WRITTEN INSTRUCTION
Examine the entries and show every line in which the word "chart" is found.

ROWS
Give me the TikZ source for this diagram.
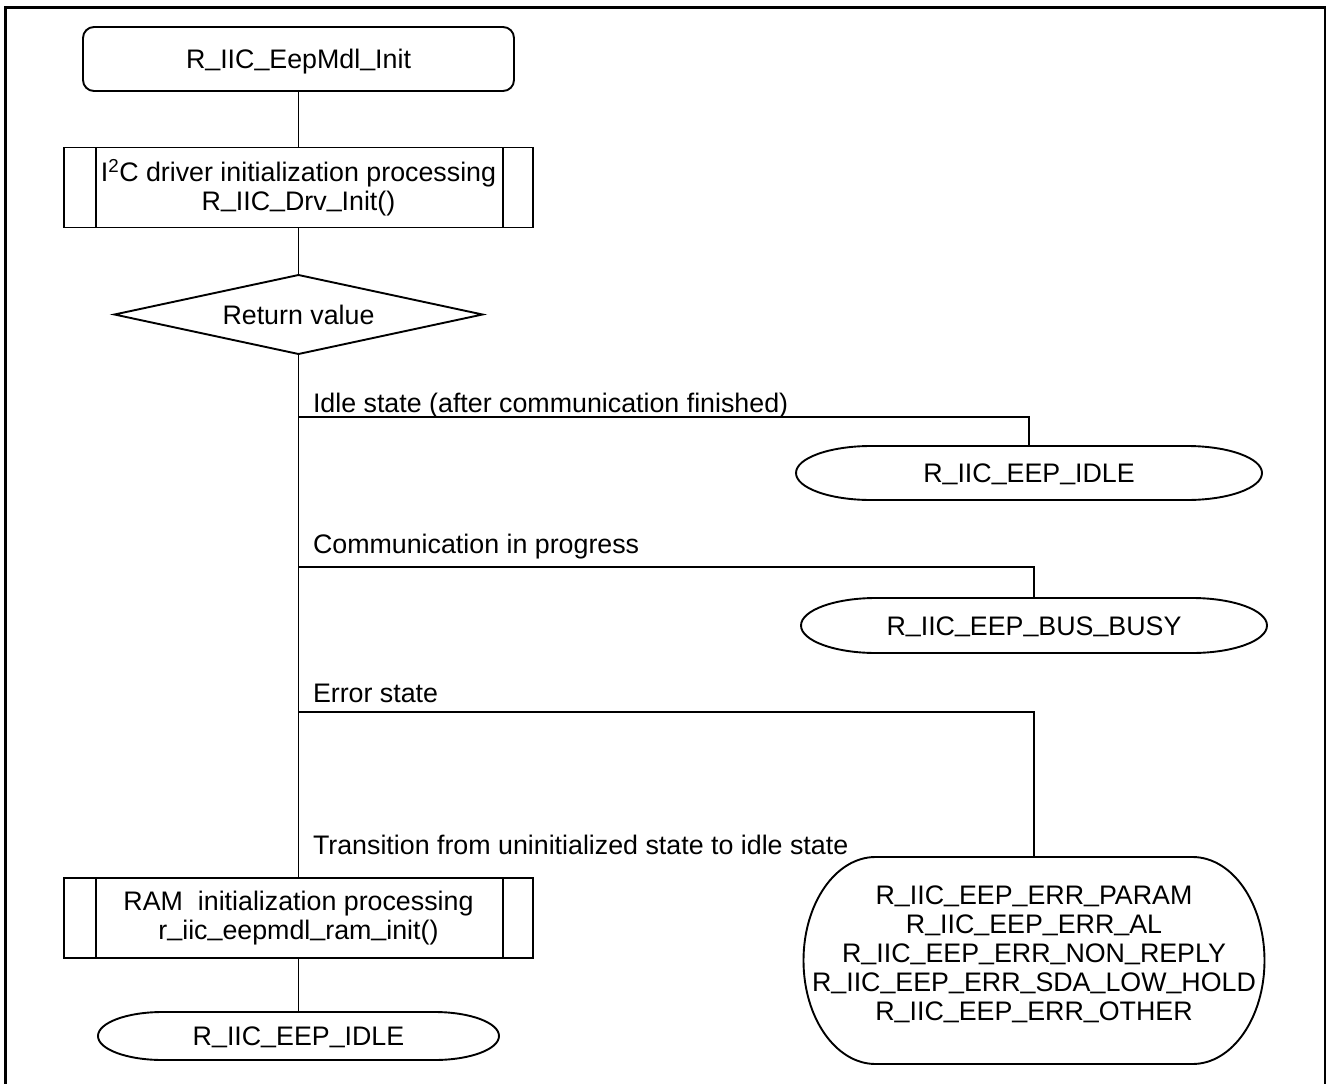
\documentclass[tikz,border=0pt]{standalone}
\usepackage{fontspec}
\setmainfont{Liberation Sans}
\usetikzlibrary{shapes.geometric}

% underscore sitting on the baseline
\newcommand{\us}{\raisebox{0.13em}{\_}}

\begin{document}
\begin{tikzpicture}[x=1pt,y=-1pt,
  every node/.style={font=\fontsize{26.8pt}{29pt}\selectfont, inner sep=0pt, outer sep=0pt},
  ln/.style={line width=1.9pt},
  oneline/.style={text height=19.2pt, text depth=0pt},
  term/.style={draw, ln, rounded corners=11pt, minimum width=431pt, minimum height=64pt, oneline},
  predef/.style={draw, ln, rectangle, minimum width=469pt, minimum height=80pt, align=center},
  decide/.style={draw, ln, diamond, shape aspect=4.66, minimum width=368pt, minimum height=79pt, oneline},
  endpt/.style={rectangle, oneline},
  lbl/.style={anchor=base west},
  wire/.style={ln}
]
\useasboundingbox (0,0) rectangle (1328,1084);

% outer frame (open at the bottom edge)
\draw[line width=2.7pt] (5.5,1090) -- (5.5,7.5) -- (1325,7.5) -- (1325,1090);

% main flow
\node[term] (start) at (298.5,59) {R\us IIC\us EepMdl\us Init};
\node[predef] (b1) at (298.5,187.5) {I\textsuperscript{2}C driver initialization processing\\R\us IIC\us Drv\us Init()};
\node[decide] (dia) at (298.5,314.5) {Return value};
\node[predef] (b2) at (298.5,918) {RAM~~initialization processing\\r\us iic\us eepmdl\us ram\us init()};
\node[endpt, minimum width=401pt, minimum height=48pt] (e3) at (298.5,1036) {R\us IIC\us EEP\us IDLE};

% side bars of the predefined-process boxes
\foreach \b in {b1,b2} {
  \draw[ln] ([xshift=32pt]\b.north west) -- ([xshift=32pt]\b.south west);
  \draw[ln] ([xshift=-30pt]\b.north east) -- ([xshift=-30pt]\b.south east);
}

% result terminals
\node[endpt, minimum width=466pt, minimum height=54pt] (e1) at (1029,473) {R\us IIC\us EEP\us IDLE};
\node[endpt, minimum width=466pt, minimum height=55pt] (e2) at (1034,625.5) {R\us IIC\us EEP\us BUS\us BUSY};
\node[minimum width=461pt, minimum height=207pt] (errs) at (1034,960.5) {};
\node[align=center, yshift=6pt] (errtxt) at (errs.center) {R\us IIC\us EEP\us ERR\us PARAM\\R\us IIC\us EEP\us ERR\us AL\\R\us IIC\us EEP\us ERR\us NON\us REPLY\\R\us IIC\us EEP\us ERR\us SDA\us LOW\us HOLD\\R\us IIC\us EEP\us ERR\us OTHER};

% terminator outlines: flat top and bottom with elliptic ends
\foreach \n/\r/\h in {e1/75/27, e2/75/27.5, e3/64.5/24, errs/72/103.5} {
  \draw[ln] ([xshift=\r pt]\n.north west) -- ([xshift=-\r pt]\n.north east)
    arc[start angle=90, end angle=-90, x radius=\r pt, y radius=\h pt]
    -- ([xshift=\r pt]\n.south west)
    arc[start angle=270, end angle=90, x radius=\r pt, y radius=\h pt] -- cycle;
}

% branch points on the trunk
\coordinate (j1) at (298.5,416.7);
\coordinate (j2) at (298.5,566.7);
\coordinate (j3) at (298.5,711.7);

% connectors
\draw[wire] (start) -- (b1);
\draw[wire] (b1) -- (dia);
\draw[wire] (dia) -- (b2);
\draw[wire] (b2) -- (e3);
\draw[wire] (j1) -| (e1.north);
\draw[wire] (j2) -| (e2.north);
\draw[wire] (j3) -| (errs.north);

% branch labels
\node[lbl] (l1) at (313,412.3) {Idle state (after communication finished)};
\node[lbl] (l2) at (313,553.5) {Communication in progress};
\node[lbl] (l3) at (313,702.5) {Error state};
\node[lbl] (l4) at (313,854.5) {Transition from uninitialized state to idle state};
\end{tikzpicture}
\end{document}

--

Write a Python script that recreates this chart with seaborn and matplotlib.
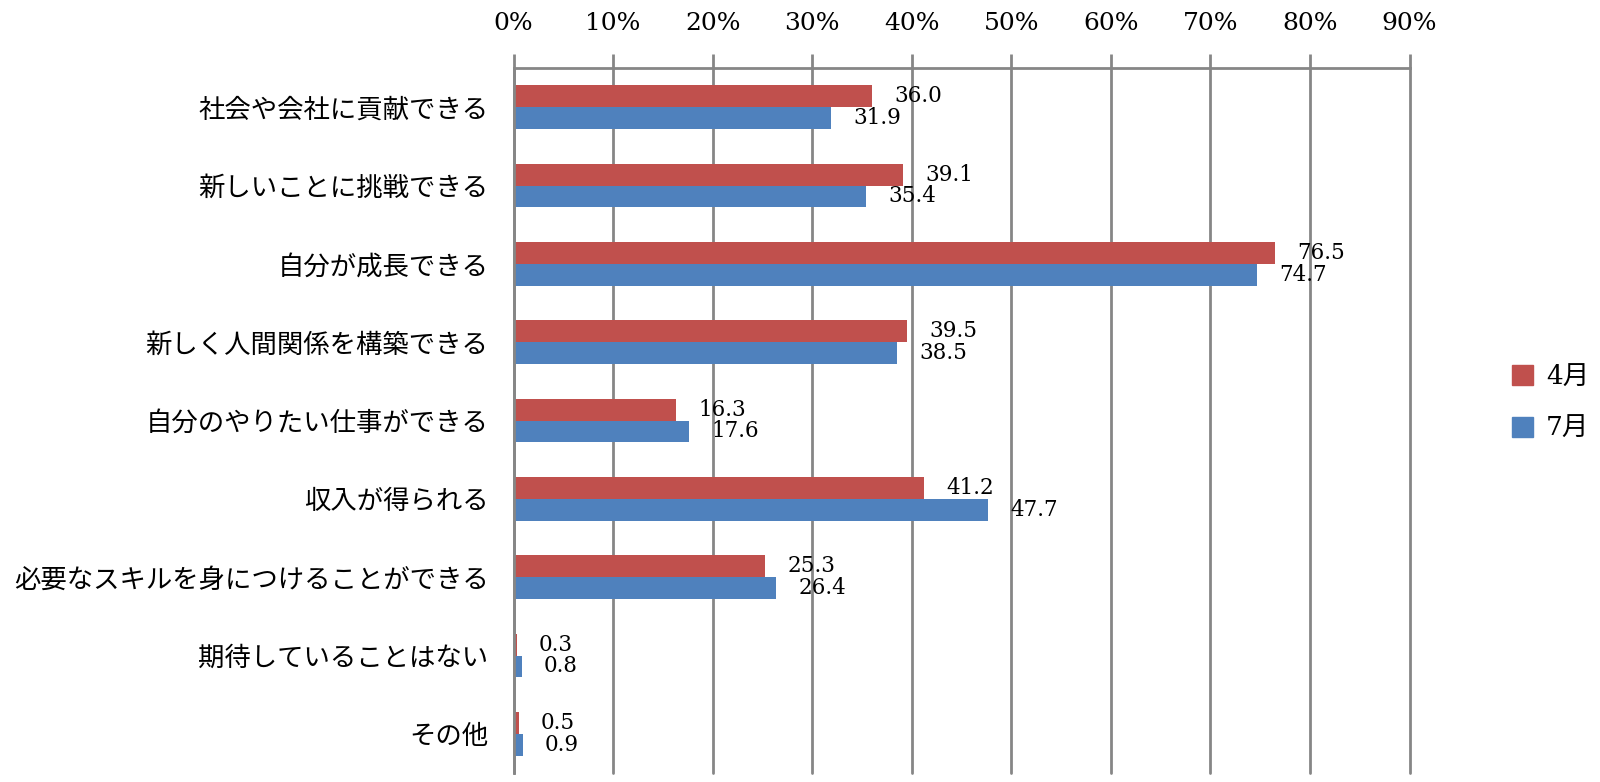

...

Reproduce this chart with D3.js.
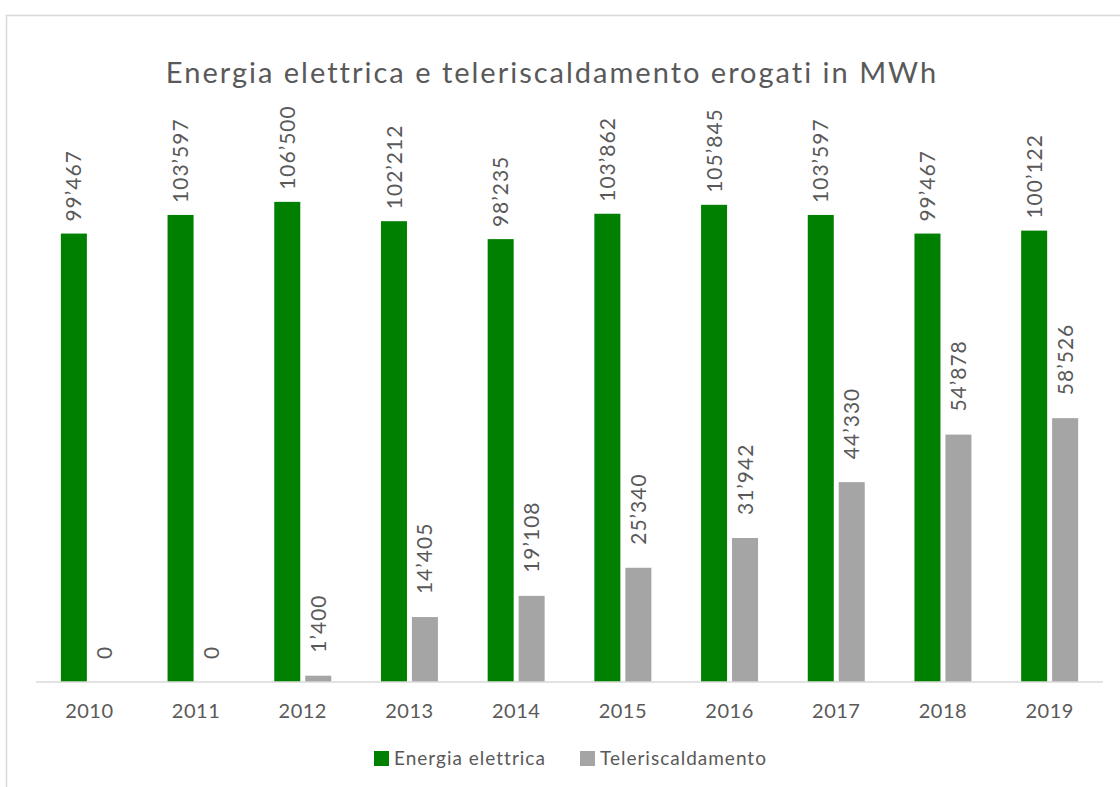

THE OUTPUT
Write a Python script that recreates this chart with seaborn and matplotlib.
Reproduce this chart with D3.js.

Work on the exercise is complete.